# Writing a thank you card to a  Romanian grandmother



## Littlebirdswithbeaks

Hi, I recently stayed with my friend and her grandmother in Bucharest. Her grandmother doesn't speak any English but was really kind to me.
Could anyone tell me how to say:
'Thank you so much for letting me stay with you and the lovely present you gave me. It was really nice to meet you. Best wishes, ...'

I'd prefer a translation that sounded natural to a Romanian to a word-for-word translation. 

Hope you can help!

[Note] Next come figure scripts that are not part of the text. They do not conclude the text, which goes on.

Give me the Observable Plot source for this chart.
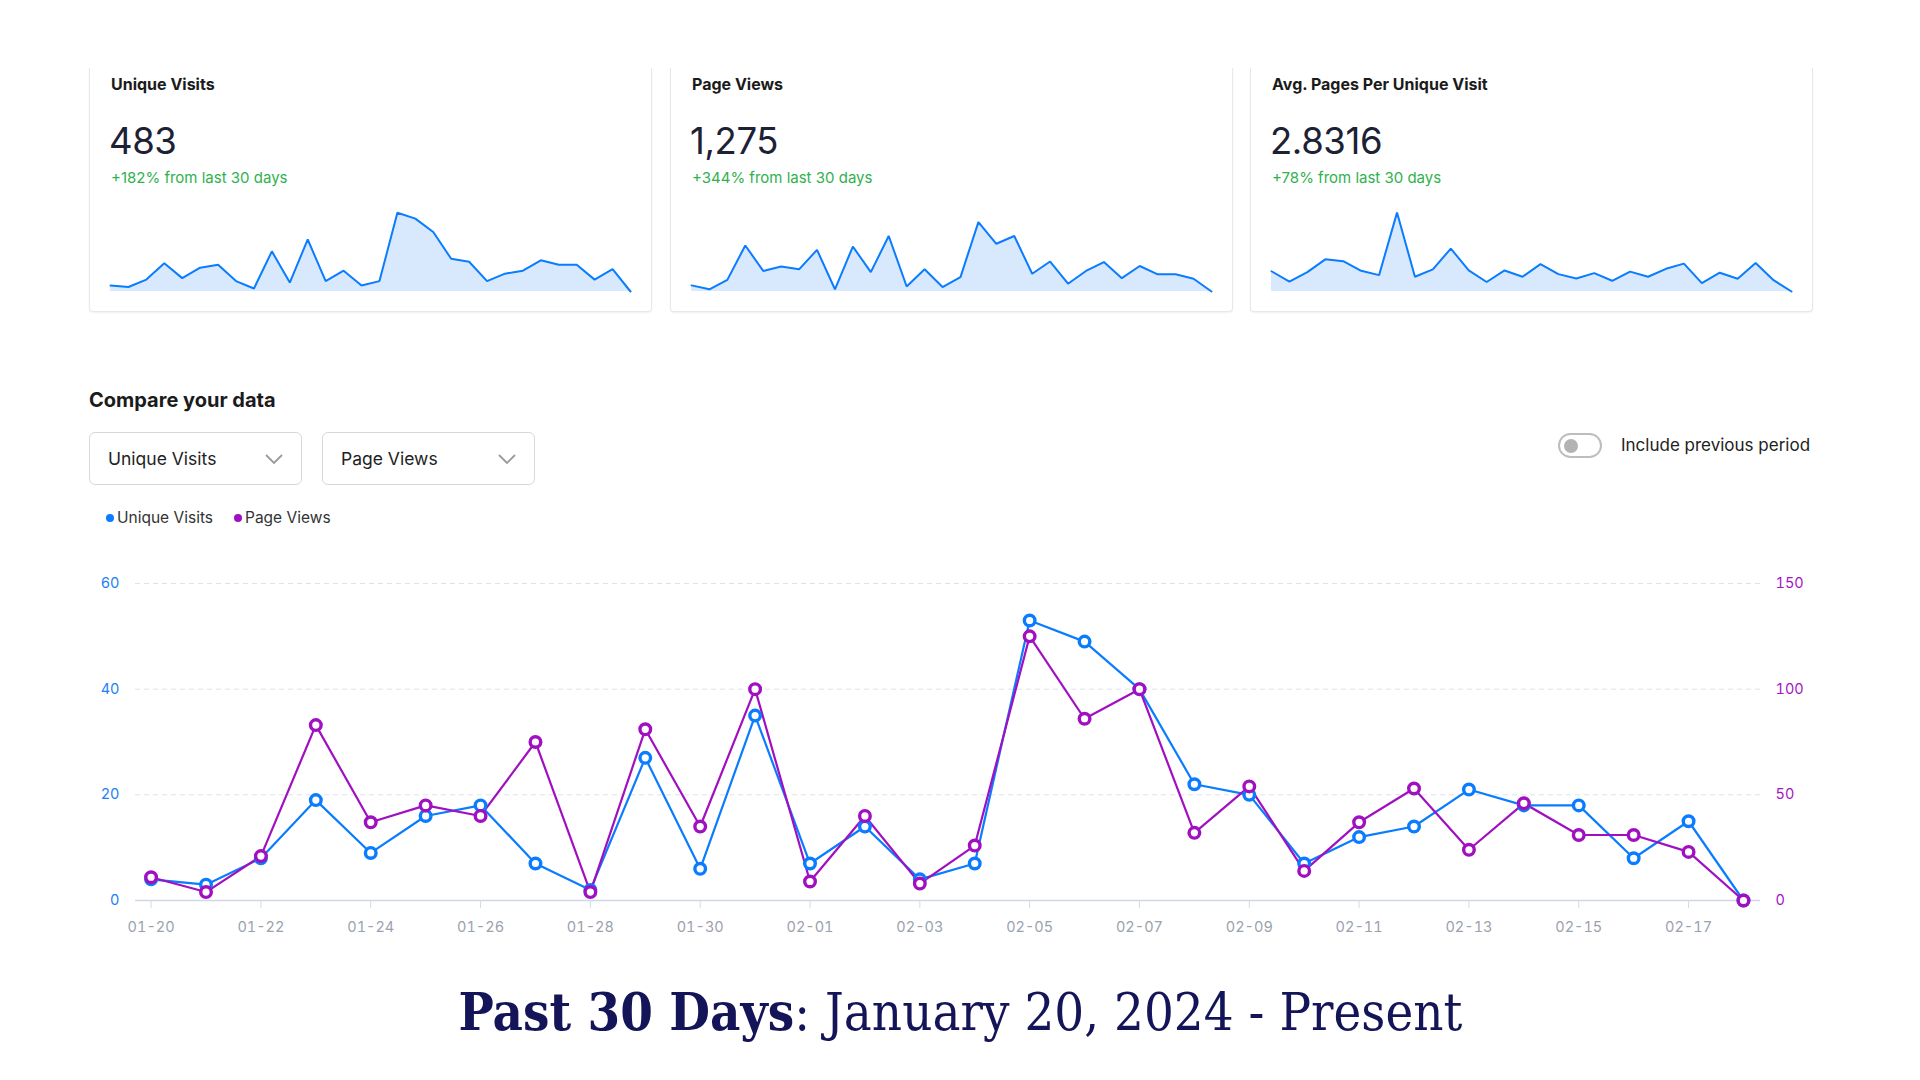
<!DOCTYPE html>
<html>
<head>
<meta charset="utf-8">
<script src="https://cdn.jsdelivr.net/npm/d3@7"></script>
<script src="https://cdn.jsdelivr.net/npm/@observablehq/plot@0.6"></script>
<style>
  html, body { margin: 0; padding: 0; background: #ffffff; }
  body { width: 1920px; height: 1080px; position: relative; overflow: hidden; font-family: Inter, "Noto Sans", sans-serif; color: #1c1c1c; }
  .card { position: absolute; top: 68px; height: 243px; border: 1px solid #e8e8e8; border-top: none; border-radius: 0 0 4px 4px; box-shadow: 0 1px 2px rgba(0,0,0,0.06); background: #fff; }
  .card .title { position: absolute; left: 21px; top: 6px; font-size: 16px; font-weight: 700; color: #1b1b1b; }
  .card .big { position: absolute; left: 19px; top: 51px; font-size: 36.5px; font-weight: 400; color: #1d2134; letter-spacing: -0.4px; }
  .card .delta { position: absolute; left: 21px; top: 100px; font-size: 15px; color: #2fb14d; }
  .spark { position: absolute; }
  .h2 { position: absolute; left: 89px; top: 388px; font-size: 20px; font-weight: 700; color: #1b1b1b; }
  .select { position: absolute; top: 432px; width: 213px; height: 53px; border: 1px solid #d8d8d8; border-radius: 6px; box-sizing: border-box; font-size: 17.5px; color: #222; }
  .select span { position: absolute; left: 18px; top: 15px; }
  .select svg { position: absolute; right: 18px; top: 21px; }
  .toggle { position: absolute; left: 1558px; top: 433px; width: 44px; height: 25px; border: 2px solid #bdbdbd; border-radius: 14px; box-sizing: border-box; }
  .toggle i { position: absolute; left: 4px; top: 3.5px; width: 14px; height: 14px; border-radius: 50%; background: #b3b3b3; }
  .togglelabel { position: absolute; left: 1621px; top: 435px; font-size: 17px; color: #222; }
  .legend { position: absolute; left: 106px; top: 508px; font-size: 15.5px; color: #333; display: flex; gap: 21px; }
  .legend .item { display: flex; align-items: center; gap: 3px; }
  .legend .dot { width: 8px; height: 8px; border-radius: 50%; display: inline-block; }
  #main { position: absolute; left: 89px; top: 560px; }
  #caption { position: absolute; left: 0; top: 981px; width: 1920px; text-align: center; color: #141458; font-family: "DejaVu Serif", "Liberation Serif", serif; font-size: 52px; white-space: nowrap; }
  #caption .inner { display: inline-block; transform-origin: center center; }
</style>
</head>
<body>

<div class="card" style="left:89px;width:561px;">
  <div class="title">Unique Visits</div>
  <div class="big">483</div>
  <div class="delta">+182% from last 30 days</div>
</div>
<div class="card" style="left:670px;width:561px;">
  <div class="title">Page Views</div>
  <div class="big">1,275</div>
  <div class="delta">+344% from last 30 days</div>
</div>
<div class="card" style="left:1250px;width:561px;">
  <div class="title">Avg. Pages Per Unique Visit</div>
  <div class="big">2.8316</div>
  <div class="delta">+78% from last 30 days</div>
</div>
<div class="spark" id="s1" style="left:109px;top:208px;"></div>
<div class="spark" id="s2" style="left:690px;top:208px;"></div>
<div class="spark" id="s3" style="left:1270px;top:208px;"></div>

<div class="h2">Compare your data</div>
<div class="select" style="left:89px;"><span>Unique Visits</span>
  <svg width="18" height="11" viewBox="0 0 18 11"><path d="M1 1 L9 9 L17 1" fill="none" stroke="#9a9a9a" stroke-width="1.8"/></svg></div>
<div class="select" style="left:322px;"><span>Page Views</span>
  <svg width="18" height="11" viewBox="0 0 18 11"><path d="M1 1 L9 9 L17 1" fill="none" stroke="#9a9a9a" stroke-width="1.8"/></svg></div>
<div class="toggle"><i></i></div>
<div class="togglelabel">Include previous period</div>

<div class="legend">
  <div class="item"><span class="dot" style="background:#0a7cff"></span>Unique Visits</div>
  <div class="item"><span class="dot" style="background:#a10fc0"></span>Page Views</div>
</div>

<div id="main"></div>

<div id="caption"><span class="inner"><b>Past 30 Days</b>: January 20, 2024 - Present</span></div>

<script>
// ---- data ----
const dates = [
  "2024-01-20","2024-01-21","2024-01-22","2024-01-23","2024-01-24","2024-01-25","2024-01-26","2024-01-27","2024-01-28","2024-01-29",
  "2024-01-30","2024-01-31","2024-02-01","2024-02-02","2024-02-03","2024-02-04","2024-02-05","2024-02-06","2024-02-07","2024-02-08",
  "2024-02-09","2024-02-10","2024-02-11","2024-02-12","2024-02-13","2024-02-14","2024-02-15","2024-02-16","2024-02-17","2024-02-18"
];
const uniqueVisits = [4,3,8,19,9,16,18,7,2,27,6,35,7,14,4,7,53,49,40,22,20,7,12,14,21,18,18,8,15,0];
const pageViews = [11,4,21,83,37,45,40,75,4,81,35,100,9,40,8,26,125,86,100,32,54,14,37,53,24,46,31,31,23,0];
const leftTicks = [0,20,40,60];
const tickDates = ["2024-01-20","2024-01-22","2024-01-24","2024-01-26","2024-01-28","2024-01-30","2024-02-01","2024-02-03",
  "2024-02-05","2024-02-07","2024-02-09","2024-02-11","2024-02-13","2024-02-15","2024-02-17"];

const BLUE = "#0a7cff", PURPLE = "#a010c0";
const rows = dates.map((d, i) => ({
  date: new Date(d + "T00:00:00Z"),
  uv: uniqueVisits[i],
  pv: pageViews[i],
  ratio: uniqueVisits[i] ? pageViews[i] / uniqueVisits[i] : 0
}));

// ---- sparklines ----
function spark(el, key, ymax) {
  const p = Plot.plot({
    width: 522, height: 84,
    marginTop: 2, marginBottom: 1, marginLeft: 1, marginRight: 1,
    x: {type: "utc", axis: null},
    y: {domain: [0, ymax], axis: null},
    style: {background: "transparent", overflow: "visible"},
    marks: [
      Plot.areaY(rows, {x: "date", y: key, fill: "#d9e9fd"}),
      Plot.lineY(rows, {x: "date", y: key, stroke: BLUE, strokeWidth: 2, strokeLinejoin: "miter"})
    ]
  });
  document.getElementById(el).appendChild(p);
}
spark("s1", "uv", 54.5);
spark("s2", "pv", 146);
spark("s3", "ratio", 11);

// ---- main comparison chart ----
const k = 60 / 150;
const day = 864e5;
const main = Plot.plot({
  width: 1723, height: 380,
  marginTop: 23, marginBottom: 40, marginLeft: 46, marginRight: 52,
  style: {fontFamily: "Inter, sans-serif", fontSize: "14.5px", background: "transparent", overflow: "visible"},
  x: {type: "utc", domain: [new Date(Date.parse("2024-01-20T00:00:00Z") - 0.284 * day), new Date(Date.parse("2024-02-18T00:00:00Z") + 0.31 * day)]},
  y: {domain: [0, 60]},
  marks: [
    Plot.gridY(leftTicks.filter(d => d > 0), {stroke: "#dde2ec", strokeOpacity: 1, strokeDasharray: "5,4"}),
    Plot.ruleY([0], {stroke: "#cfd7e8", strokeWidth: 1.5}),
    Plot.axisY(leftTicks, {anchor: "left", tickSize: 0, tickPadding: 16, fill: "#1c80f7", label: null}),
    Plot.axisY(leftTicks, {anchor: "right", tickSize: 0, tickPadding: 15, fill: "#a516c2", tickFormat: d => d / k, label: null}),
    Plot.axisX(tickDates.map(d => new Date(d + "T00:00:00Z")), {tickFormat: d3.utcFormat("%m-%d"), tickSize: 8, stroke: "#d3dae8", fill: "#9aa2ae", tickPadding: 13, label: null}),
    Plot.lineY(rows, {x: "date", y: "uv", stroke: BLUE, strokeWidth: 2.2}),
    Plot.lineY(rows, {x: "date", y: d => d.pv * k, stroke: PURPLE, strokeWidth: 2.2}),
    Plot.dot(rows, {x: "date", y: "uv", r: 5.3, stroke: BLUE, strokeWidth: 3.4, fill: "white"}),
    Plot.dot(rows, {x: "date", y: d => d.pv * k, r: 5.3, stroke: PURPLE, strokeWidth: 3.4, fill: "white"})
  ]
});
document.getElementById("main").appendChild(main);

// fit caption width to the reference span
const inner = document.querySelector("#caption .inner");
const w = inner.getBoundingClientRect().width;
const sx = Math.min(1.2, 1004 / w);
inner.style.transform = "scaleX(" + sx + ")";
</script>
</body>
</html>
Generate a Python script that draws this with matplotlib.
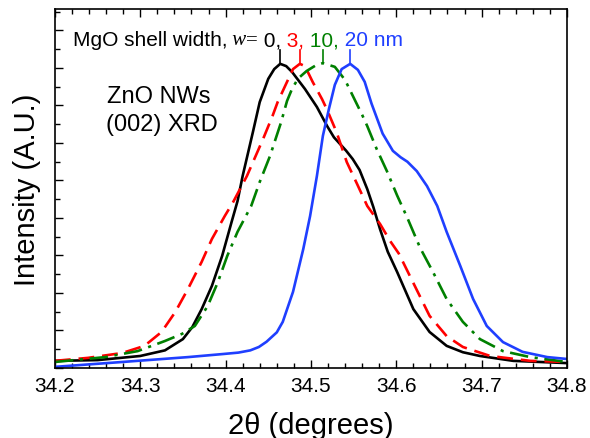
import numpy as np
import matplotlib
matplotlib.use("Agg")
import matplotlib.pyplot as plt
from matplotlib.ticker import MultipleLocator, NullFormatter
from matplotlib.transforms import offset_copy

plt.rcParams["font.family"] = ["Liberation Sans", "DejaVu Sans"]

tth_w0 = [34.200, 34.250, 34.300, 34.329, 34.350, 34.361, 34.372, 34.384, 34.396,
          34.407, 34.414, 34.420, 34.432, 34.440, 34.450, 34.457, 34.464, 34.471,
          34.478, 34.493, 34.507, 34.519, 34.527, 34.541, 34.549, 34.557, 34.566,
          34.573, 34.581, 34.590, 34.601, 34.620, 34.639, 34.659, 34.678, 34.698,
          34.737, 34.800]
int_w0 = [0.19, 0.21, 0.32, 0.47, 0.77, 1.09, 1.57, 2.19, 2.99,
          3.89, 4.45, 5.12, 6.29, 7.09, 7.71, 7.97, 8.11, 8.05,
          7.89, 7.44, 6.96, 6.45, 6.15, 5.80, 5.57, 5.28, 4.77,
          4.30, 3.70, 3.10, 2.56, 1.57, 0.96, 0.59, 0.42, 0.32,
          0.19, 0.13]

tth_w3 = [34.200, 34.239, 34.279, 34.305, 34.325, 34.341, 34.356, 34.372, 34.384,
          34.399, 34.409, 34.425, 34.444, 34.455, 34.461, 34.472, 34.479, 34.487,
          34.493, 34.502, 34.513, 34.519, 34.530, 34.542, 34.554, 34.566, 34.581,
          34.593, 34.603, 34.616, 34.639, 34.659, 34.678, 34.710, 34.757, 34.800]
int_w3 = [0.19, 0.27, 0.40, 0.59, 0.96, 1.49, 2.11, 2.83, 3.44,
          4.05, 4.43, 5.12, 6.11, 6.72, 7.09, 7.63, 7.97, 8.11,
          8.05, 7.63, 7.17, 6.88, 6.29, 5.49, 4.91, 4.32, 3.84,
          3.38, 3.05, 2.45, 1.39, 0.85, 0.56, 0.32, 0.19, 0.16]

tth_w10 = [34.200, 34.259, 34.297, 34.329, 34.349, 34.364, 34.379, 34.391, 34.402,
           34.414, 34.430, 34.440, 34.452, 34.465, 34.472, 34.478, 34.485, 34.495,
           34.505, 34.514, 34.528, 34.540, 34.552, 34.560, 34.566, 34.577, 34.589,
           34.601, 34.613, 34.628, 34.643, 34.659, 34.678, 34.698, 34.725, 34.757,
           34.800]
int_w10 = [0.16, 0.29, 0.45, 0.72, 0.91, 1.12, 1.65, 2.29, 2.99,
           3.63, 4.32, 4.96, 5.65, 6.55, 7.12, 7.45, 7.72, 7.92,
           8.06, 8.13, 8.03, 7.68, 7.12, 6.75, 6.45, 5.84, 5.25,
           4.60, 4.00, 3.20, 2.56, 1.84, 1.23, 0.77, 0.45, 0.29,
           0.16]

tth_w20 = [34.200, 34.279, 34.356, 34.396, 34.415, 34.429, 34.439, 34.448, 34.460,
           34.467, 34.479, 34.491, 34.499, 34.507, 34.514, 34.521, 34.528, 34.536,
           34.546, 34.555, 34.563, 34.571, 34.584, 34.596, 34.605, 34.613, 34.624,
           34.636, 34.648, 34.659, 34.675, 34.690, 34.706, 34.725, 34.748, 34.777,
           34.800]
int_w20 = [0.03, 0.16, 0.29, 0.37, 0.41, 0.47, 0.56, 0.70, 0.95,
           1.23, 2.03, 3.17, 4.05, 5.12, 6.19, 6.90, 7.55, 7.97,
           8.11, 7.95, 7.63, 7.05, 6.25, 5.79, 5.62, 5.50, 5.25,
           4.85, 4.32, 3.63, 2.72, 1.84, 1.12, 0.69, 0.43, 0.29,
           0.24]

# peak positions (marked with short ticks) and shell widths
peak_pos = [34.464, 34.487, 34.514, 34.546]
peak_int = [8.11, 8.11, 8.13, 8.11]
shell_w = ["0,", "3,", "10,", "20 nm"]
colors = ["black", "red", "green", "#1f3fff"]
styles = ["-", (0, (6, 3)), (0, (7, 2.5, 1.2, 2.5)), "-"]

fig = plt.figure(figsize=(5.9, 4.39), dpi=100)
ax = fig.add_axes([0.093, 0.1595, 0.868, 0.8175])

series = [(tth_w0, int_w0), (tth_w3, int_w3), (tth_w10, int_w10), (tth_w20, int_w20)]
for (x, y), c, ls in zip(series, colors, styles):
    ax.plot(x, y, color=c, ls=ls, lw=1.9)

for xp, yp, c in zip(peak_pos, peak_int, colors):
    ax.plot([xp, xp], [yp, 8.47], color=c, lw=1.2)

ax.set_xlim(34.2, 34.8)
ax.set_ylim(0, 9.57)
ax.xaxis.set_major_locator(MultipleLocator(0.1))
ax.xaxis.set_minor_locator(MultipleLocator(0.02))
ax.yaxis.set_major_locator(MultipleLocator(1.0))
ax.yaxis.set_minor_locator(MultipleLocator(0.5))
ax.yaxis.set_major_formatter(NullFormatter())
ax.tick_params(which="both", direction="in", top=True, right=False, width=1.0)
ax.tick_params(which="major", length=6, labelsize=15, pad=6)
ax.tick_params(which="minor", length=3.5)
for s in ax.spines.values():
    s.set_linewidth(1.2)

ax.set_xlabel("2θ (degrees)", fontsize=21, labelpad=11)
ax.set_ylabel("Intensity (A.U.)", fontsize=21, labelpad=4)

# title line built from coloured pieces
serif = ["Liberation Serif", "DejaVu Serif"]
pieces = [("MgO shell width,", "black", {}),
          (" w", "black", {"family": serif, "style": "italic"}),
          ("=", "black", {"family": serif}),
          (" " + shell_w[0], colors[0], {}), (" " + shell_w[1], colors[1], {}),
          (" " + shell_w[2], colors[2], {}), (" " + shell_w[3], colors[3], {})]
fig.canvas.draw()
rend = fig.canvas.get_renderer()
tr = ax.transAxes
for s, c, kw in pieces:
    t = ax.text(0.035, 0.915, s, color=c, fontsize=15, va="center", ha="left",
                transform=tr, **kw)
    bb = t.get_window_extent(renderer=rend)
    tr = offset_copy(t.get_transform(), fig=fig, x=bb.width, units="dots")

ax.text(0.102, 0.758, "ZnO NWs", transform=ax.transAxes, fontsize=17,
        va="center", ha="left")
ax.text(0.100, 0.680, "(002) XRD", transform=ax.transAxes, fontsize=17,
        va="center", ha="left")

fig.savefig("out.png", dpi=100)
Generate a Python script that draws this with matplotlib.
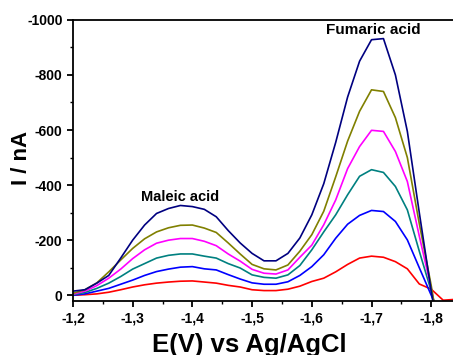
import numpy as np
import matplotlib
matplotlib.use('Agg')
import matplotlib.pyplot as plt
from matplotlib.ticker import FixedLocator, FixedFormatter, MultipleLocator

plt.rcParams['font.family'] = ['Liberation Sans', 'DejaVu Sans']
plt.rcParams['font.weight'] = 'bold'

# potential grid (V vs Ag/AgCl), 0.02 V steps
potential = [-1.20, -1.22, -1.24, -1.26, -1.28, -1.30, -1.32, -1.34, -1.36, -1.38,
             -1.40, -1.42, -1.44, -1.46, -1.48, -1.50, -1.52, -1.54, -1.56, -1.58,
             -1.60, -1.62, -1.64, -1.66, -1.68, -1.70, -1.72, -1.74, -1.76, -1.78,
             -1.80, -1.82, -1.84]

# currents (nA)
i_red = [0, -2, -5, -11, -20, -30, -38, -44, -48, -51,
         -52, -48, -44, -36, -30, -20, -17, -17, -22, -33,
         -50, -62, -85, -112, -135, -142, -138, -122, -96, -41,
         -22, 18, 15]
i_blue = [0, -5, -15, -25, -40, -55, -72, -86, -95, -102,
          -104, -96, -92, -75, -59, -45, -40, -40, -49, -72,
          -104, -147, -207, -258, -290, -308, -304, -268, -201, -100,
          0, 100, 110]
i_teal = [-2, -10, -25, -44, -68, -95, -115, -135, -145, -150,
          -150, -142, -135, -115, -99, -74, -65, -62, -74, -108,
          -165, -230, -292, -365, -432, -456, -446, -395, -310, -160,
          -15, 150, 160]
i_magenta = [-4, -15, -35, -62, -95, -133, -165, -189, -200, -206,
             -206, -196, -180, -150, -124, -94, -80, -77, -92, -138,
             -182, -256, -346, -460, -540, -599, -595, -522, -413, -215,
             -25, 200, 210]
i_olive = [-7, -20, -45, -85, -128, -170, -205, -230, -245, -254,
           -255, -244, -228, -190, -150, -112, -96, -92, -110, -160,
           -220, -305, -430, -560, -668, -746, -740, -645, -500, -260,
           -35, 230, 240]
i_navy = [-15, -20, -44, -72, -135, -200, -255, -297, -315, -326,
          -322, -312, -285, -235, -190, -152, -125, -125, -152, -208,
          -292, -405, -555, -720, -850, -928, -932, -800, -595, -300,
          -15, 250, 260]

curves = [i_red, i_blue, i_teal, i_magenta, i_olive, i_navy]
colors = ['#FF0000', '#0000FF', '#008080', '#FF00FF', '#808000', '#000080']

x_ticks = [-1.2, -1.3, -1.4, -1.5, -1.6, -1.7, -1.8]
x_ticklabels = ['-1,2', '-1,3', '-1,4', '-1,5', '-1,6', '-1,7', '-1,8']
y_ticks = [0, -200, -400, -600, -800, -1000]
y_ticklabels = ['0', '-200', '-400', '-600', '-800', '-1000']

fig = plt.figure(figsize=(4.53, 3.55), dpi=100)
ax = fig.add_axes([0.161, 0.152, 0.845, 0.792])

for cur, col in zip(curves, colors):
    ax.plot(potential, cur, color=col, lw=1.2)

ax.set_xlim(-1.2, -1.841)
ax.set_ylim(21, -1000)

ax.xaxis.set_major_locator(FixedLocator(x_ticks))
ax.xaxis.set_major_formatter(FixedFormatter(x_ticklabels))
ax.xaxis.set_minor_locator(MultipleLocator(0.05))
ax.yaxis.set_major_locator(FixedLocator(y_ticks))
ax.yaxis.set_major_formatter(FixedFormatter(y_ticklabels))
ax.yaxis.set_minor_locator(MultipleLocator(100))

ax.tick_params(which='major', direction='out', length=4, width=1.3, labelsize=10)
ax.tick_params(which='minor', direction='out', length=2.5, width=1.0)
for lab in ax.get_xticklabels() + ax.get_yticklabels():
    lab.set_fontweight('bold')

for side in ['left', 'bottom', 'top']:
    ax.spines[side].set_linewidth(1.3)
ax.spines['right'].set_visible(False)

# x label sits low, close to the bottom edge like the original
ax.set_xlabel('E(V) vs Ag/AgCl', fontsize=18.5, fontweight='bold')
ax.xaxis.set_label_coords(0.462, -0.115)
ax.xaxis.label.set_va('top')
ax.set_ylabel('I / nA', fontsize=16, fontweight='bold')
ax.yaxis.set_label_coords(-0.108, 0.51)

ax.text(-1.380, -357, 'Maleic acid', fontsize=10.5, fontweight='bold',
        ha='center', va='center')
ax.text(-1.703, -965, 'Fumaric acid', fontsize=11, fontweight='bold',
        ha='center', va='center')

fig.savefig('out.png', dpi=100)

Thanks


----------



## farscape

This is one of the several ways you can express your gratitude to the granny:

Vă mulțumesc frumos pentru găzduire și pentru cadoul deosebit pe care mi l-ați făcut. Mă bucur foarte mult că v-am cunoscut și vă doresc numai bine.

(signature)

It's pretty close to your original text; let me know if you need the English version.

f.


----------



## Littlebirdswithbeaks

Thank you so much for getting back to me so quickly! It's really kind of you . 
I will send of the card this week!


----------



## eva nicolae

Vă mulțumesc frumos pentru găzduire și pentru cadoul deosebit pe care *mi l-ați* făcut. „Mi-l ați” is wrong.


----------



## farscape

Right you are 

f.


----------